Among the parade of little tykes dolled up in kimonos and sporting miniature suits and ties at a shrine in Karuizawa in Nagano Prefecture was three-year-old Sekino Ryūsuke. Born in 2018, he drew media attention as the world’s smallest newborn when he was delivered weighing a mere 258 grams and measuring 22 centimeters.
Wearing a jacket a few sizes too large for his tiny frame, the one-time “miracle baby” charges up the steps of a shrine, displaying the same energy and reckless abandon as his peers. His mother Toshiko watches his progress with a smile, saying that his outfit is a tad big but he will grow into it in time.
Small, but Getting Bigger
Doctors delivered Ryūsuke via emergency cesarian section on October 1, 2018, after discovering that he was not gaining sufficient weight in the womb. During tense months in the natal intensive care unit at Nagano Children’s Hospital, he grew to over three kilograms, and was eventually discharged to his waiting parents and siblings in April the following year.

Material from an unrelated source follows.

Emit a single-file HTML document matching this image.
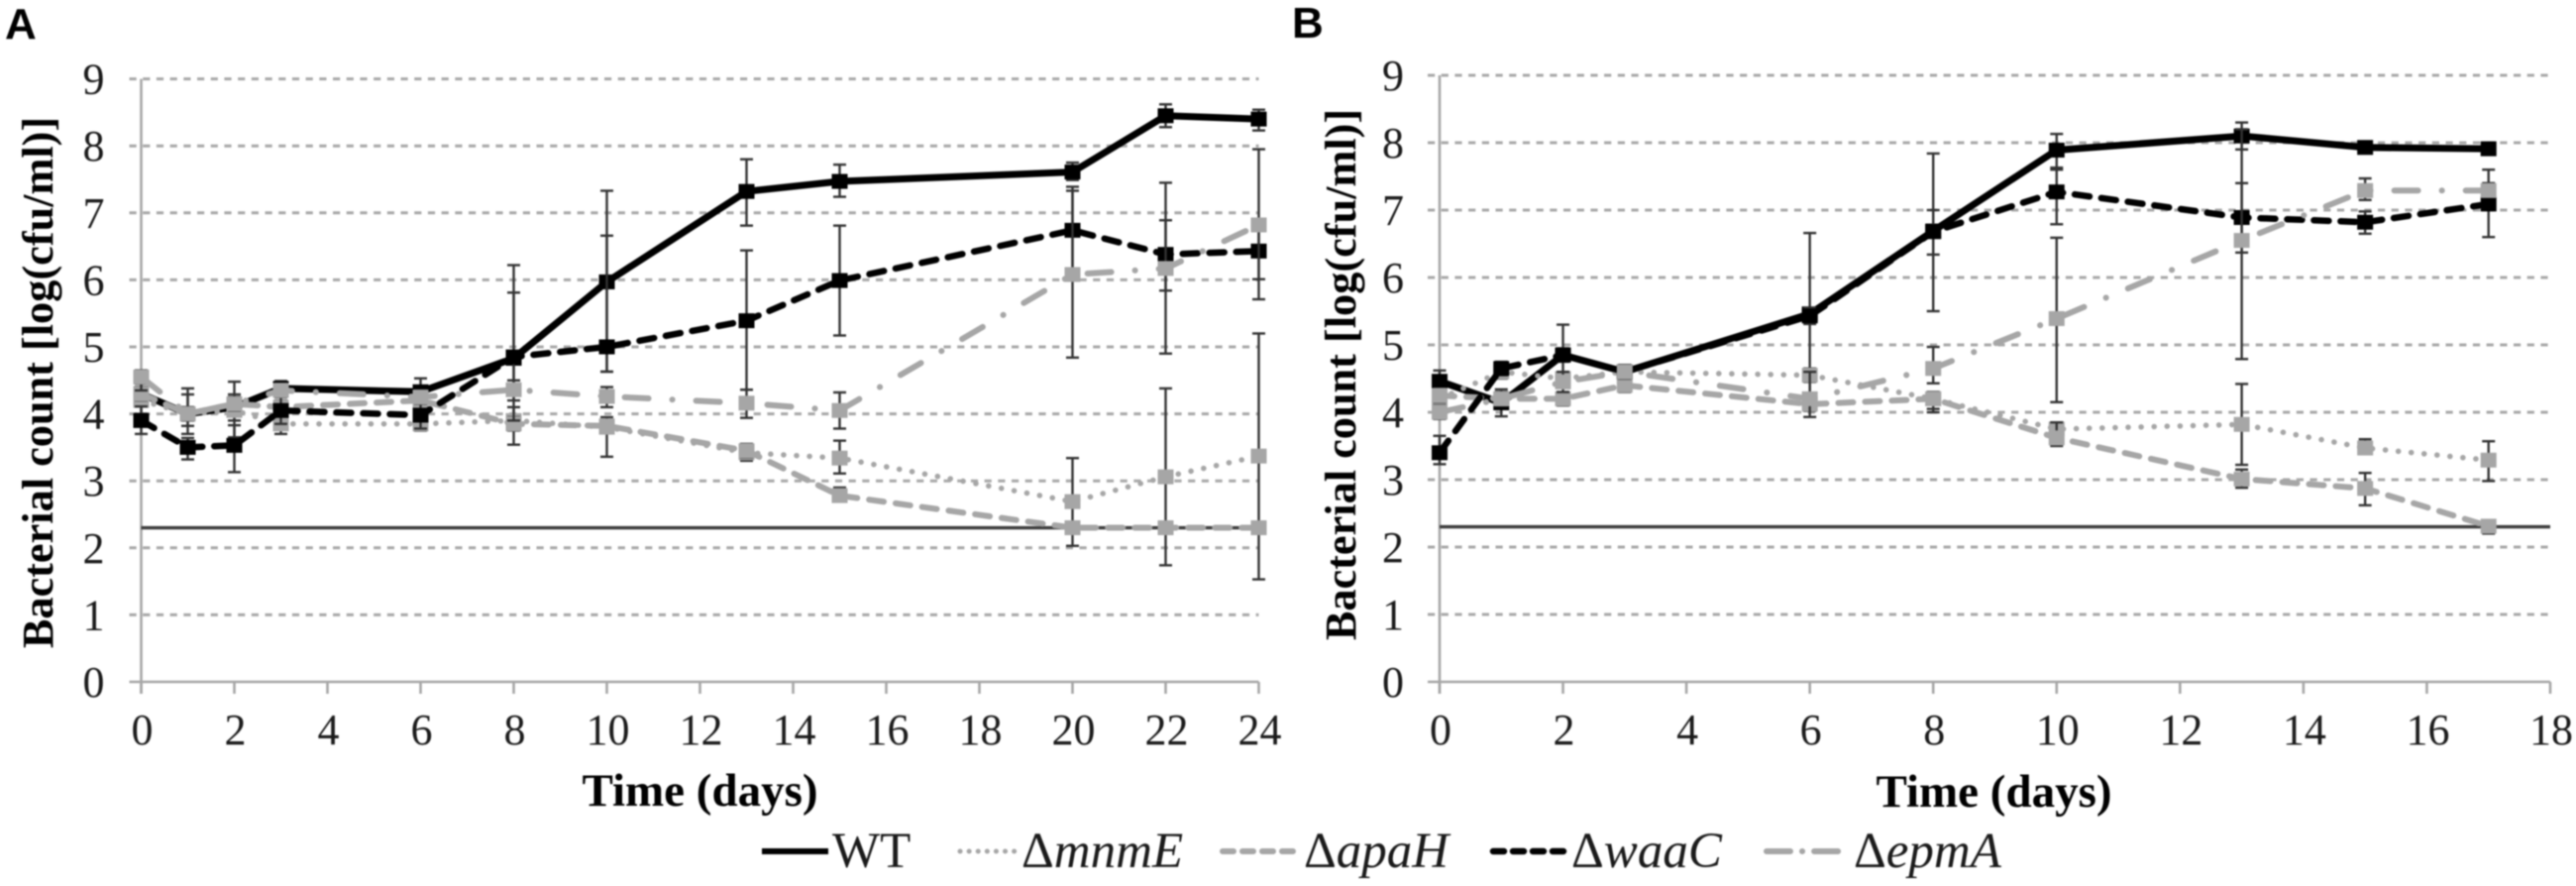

As of November 2021, Ryūsuke officially weighs in at 7.16 kilograms and measures 74.2 centimeters tall. Although only half the average size for his age group, he is making up the difference with a hearty appetite. “He’s always hungry,” notes Toshiko. “Meat dishes are his favorite, especially fried chicken.”
In April 2021, Ryūsuke reached another milestone by starting nursery school. Although smaller than his classmates, he is developing quickly and gaining confidence, including making himself heard when he wants something. “His communication skills have improved a lot,” says older brother Yūhei.
The Sekino’s shichi-go-san visit was a normal affair in most ways. Surrounded by his three older siblings and mother, Ryūsuke, snug in his father Kōhei’s arms, received the blessings of the deity of the shrine along with the traditional colorfully decorated bag of chitose ame, long, thin candy offered as a symbol of healthy growth and a long life. “When the gūji [shrine priest] handed over the bag, Ryūsuke started bawling,” recounts Kōhei with a smile. “I quickly passed him over to his mom and he settled right down.” Another ancient ritual repeated.
Before returning home, Ryūsuke drew an omikuji, a fortune-telling slip, his first ever. “He got shōkichi,” says Kōhei. “Not the best, but still good. It means he has ample room to grow.”
The family is grateful for the providence it has received so far. “I can’t express how happy we are to be celebrating shichi-go-san together,” says Kōhei. Toshiko shares the sentiment. “He loves to run and play with his friends, and is learning so many new things. I look forward to seeing what kind of person he becomes.”